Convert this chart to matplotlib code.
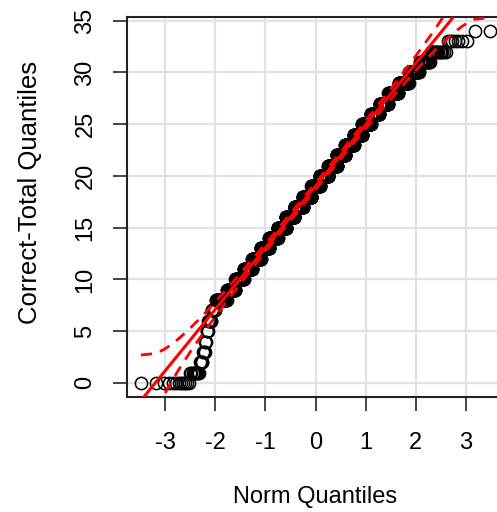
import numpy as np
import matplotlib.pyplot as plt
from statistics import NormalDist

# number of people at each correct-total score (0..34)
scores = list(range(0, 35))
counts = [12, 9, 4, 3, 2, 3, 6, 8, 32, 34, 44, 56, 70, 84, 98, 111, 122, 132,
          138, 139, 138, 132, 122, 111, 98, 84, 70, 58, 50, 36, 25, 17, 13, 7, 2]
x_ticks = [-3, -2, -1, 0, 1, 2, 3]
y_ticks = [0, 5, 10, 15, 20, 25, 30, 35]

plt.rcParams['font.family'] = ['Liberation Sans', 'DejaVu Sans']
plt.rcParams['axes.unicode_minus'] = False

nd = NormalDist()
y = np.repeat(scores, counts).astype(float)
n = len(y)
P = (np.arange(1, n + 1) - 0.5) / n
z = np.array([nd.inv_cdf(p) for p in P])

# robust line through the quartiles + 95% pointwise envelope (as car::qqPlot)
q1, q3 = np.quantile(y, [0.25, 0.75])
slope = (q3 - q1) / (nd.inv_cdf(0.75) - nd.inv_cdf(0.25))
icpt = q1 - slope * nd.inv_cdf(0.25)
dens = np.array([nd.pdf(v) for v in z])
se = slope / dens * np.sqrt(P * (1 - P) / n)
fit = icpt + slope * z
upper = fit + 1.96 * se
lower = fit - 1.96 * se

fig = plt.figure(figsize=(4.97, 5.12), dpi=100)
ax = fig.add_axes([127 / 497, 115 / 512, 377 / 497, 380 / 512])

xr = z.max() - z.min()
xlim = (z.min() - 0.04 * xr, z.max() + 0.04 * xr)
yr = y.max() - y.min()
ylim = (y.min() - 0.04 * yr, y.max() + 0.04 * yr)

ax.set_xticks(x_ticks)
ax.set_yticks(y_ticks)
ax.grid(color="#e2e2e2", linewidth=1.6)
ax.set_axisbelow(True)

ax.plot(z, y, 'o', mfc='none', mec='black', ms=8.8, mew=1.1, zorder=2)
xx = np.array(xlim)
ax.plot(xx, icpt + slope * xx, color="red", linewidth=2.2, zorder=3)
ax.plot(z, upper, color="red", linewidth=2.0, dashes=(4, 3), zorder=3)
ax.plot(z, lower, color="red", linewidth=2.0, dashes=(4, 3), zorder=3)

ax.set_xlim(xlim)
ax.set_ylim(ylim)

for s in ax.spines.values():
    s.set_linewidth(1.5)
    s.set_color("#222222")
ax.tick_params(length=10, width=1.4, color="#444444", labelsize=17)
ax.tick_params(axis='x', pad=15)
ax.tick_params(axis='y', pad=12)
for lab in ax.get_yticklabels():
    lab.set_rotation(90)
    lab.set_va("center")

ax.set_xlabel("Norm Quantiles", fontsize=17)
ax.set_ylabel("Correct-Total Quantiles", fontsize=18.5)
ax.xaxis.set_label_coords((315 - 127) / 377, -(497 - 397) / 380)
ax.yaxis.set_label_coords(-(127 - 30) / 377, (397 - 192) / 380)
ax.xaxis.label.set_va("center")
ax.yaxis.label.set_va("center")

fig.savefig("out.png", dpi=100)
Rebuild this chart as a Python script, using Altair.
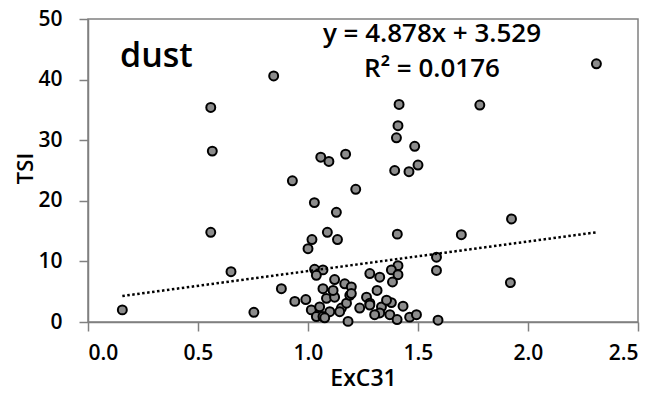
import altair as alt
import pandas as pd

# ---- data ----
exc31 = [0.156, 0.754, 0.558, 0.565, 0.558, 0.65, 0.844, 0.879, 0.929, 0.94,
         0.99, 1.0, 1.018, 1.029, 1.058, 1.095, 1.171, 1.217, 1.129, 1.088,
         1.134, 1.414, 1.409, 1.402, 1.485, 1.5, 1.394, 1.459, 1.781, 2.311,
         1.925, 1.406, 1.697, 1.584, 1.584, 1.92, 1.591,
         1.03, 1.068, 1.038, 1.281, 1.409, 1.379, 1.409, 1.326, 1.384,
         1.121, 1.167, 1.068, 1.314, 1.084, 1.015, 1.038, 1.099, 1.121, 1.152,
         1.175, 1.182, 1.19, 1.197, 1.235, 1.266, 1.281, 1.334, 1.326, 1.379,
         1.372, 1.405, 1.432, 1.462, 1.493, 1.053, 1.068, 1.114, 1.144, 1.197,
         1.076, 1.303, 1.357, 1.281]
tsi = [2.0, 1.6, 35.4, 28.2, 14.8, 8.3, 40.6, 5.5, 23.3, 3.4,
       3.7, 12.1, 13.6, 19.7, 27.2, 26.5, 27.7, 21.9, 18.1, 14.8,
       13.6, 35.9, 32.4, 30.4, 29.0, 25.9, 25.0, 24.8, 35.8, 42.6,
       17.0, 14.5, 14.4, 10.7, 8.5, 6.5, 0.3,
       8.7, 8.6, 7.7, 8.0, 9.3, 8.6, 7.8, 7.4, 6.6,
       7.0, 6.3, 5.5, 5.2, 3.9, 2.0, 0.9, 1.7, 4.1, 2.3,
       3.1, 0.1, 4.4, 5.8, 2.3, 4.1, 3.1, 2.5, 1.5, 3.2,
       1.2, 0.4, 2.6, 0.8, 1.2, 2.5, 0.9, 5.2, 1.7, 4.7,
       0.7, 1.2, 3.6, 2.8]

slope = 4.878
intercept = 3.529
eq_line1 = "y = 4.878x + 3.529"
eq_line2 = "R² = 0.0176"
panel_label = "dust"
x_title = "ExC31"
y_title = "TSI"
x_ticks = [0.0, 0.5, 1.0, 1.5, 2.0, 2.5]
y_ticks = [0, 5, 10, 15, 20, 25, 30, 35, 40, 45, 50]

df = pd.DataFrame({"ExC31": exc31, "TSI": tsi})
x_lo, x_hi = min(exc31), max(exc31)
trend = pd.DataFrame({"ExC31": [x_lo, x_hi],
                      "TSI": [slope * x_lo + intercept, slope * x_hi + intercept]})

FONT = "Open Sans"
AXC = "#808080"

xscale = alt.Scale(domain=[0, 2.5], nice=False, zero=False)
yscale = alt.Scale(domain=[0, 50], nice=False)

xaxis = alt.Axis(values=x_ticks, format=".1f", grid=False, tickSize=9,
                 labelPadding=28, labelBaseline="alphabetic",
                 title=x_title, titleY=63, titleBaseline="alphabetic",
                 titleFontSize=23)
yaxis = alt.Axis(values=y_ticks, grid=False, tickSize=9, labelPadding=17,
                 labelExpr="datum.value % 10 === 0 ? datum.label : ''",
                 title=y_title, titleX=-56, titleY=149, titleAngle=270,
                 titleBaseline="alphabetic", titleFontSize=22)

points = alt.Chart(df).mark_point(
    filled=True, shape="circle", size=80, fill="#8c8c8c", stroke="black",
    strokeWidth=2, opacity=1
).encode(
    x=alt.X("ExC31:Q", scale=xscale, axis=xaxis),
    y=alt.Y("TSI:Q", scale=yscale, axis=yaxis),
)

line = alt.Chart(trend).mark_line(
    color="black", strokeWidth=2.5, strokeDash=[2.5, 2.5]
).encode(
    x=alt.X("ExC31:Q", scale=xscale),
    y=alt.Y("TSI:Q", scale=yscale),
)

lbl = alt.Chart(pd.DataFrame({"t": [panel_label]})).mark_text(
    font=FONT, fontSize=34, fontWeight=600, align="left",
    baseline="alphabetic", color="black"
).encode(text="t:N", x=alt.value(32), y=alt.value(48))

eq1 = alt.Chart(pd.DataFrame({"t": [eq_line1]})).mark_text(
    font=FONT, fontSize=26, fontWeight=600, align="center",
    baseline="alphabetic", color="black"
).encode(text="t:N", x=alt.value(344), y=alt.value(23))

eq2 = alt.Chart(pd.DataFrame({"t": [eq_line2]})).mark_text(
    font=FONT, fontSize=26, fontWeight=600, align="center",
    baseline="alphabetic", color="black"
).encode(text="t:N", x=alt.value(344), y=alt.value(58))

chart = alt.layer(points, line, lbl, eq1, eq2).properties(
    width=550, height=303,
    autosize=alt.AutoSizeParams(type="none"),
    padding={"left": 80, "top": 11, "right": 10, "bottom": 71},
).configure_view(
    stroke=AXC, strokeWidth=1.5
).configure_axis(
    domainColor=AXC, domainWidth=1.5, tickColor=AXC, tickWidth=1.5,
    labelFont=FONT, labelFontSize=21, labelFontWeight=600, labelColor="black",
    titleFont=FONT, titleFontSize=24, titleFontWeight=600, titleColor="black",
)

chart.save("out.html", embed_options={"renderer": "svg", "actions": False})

* **AIM**
Only lines with the string "matplotlib" belong in your answer; copy each one.

* **OUTPUT OF THE EXERCISE**
Convert this chart to matplotlib code.
import matplotlib.pyplot as plt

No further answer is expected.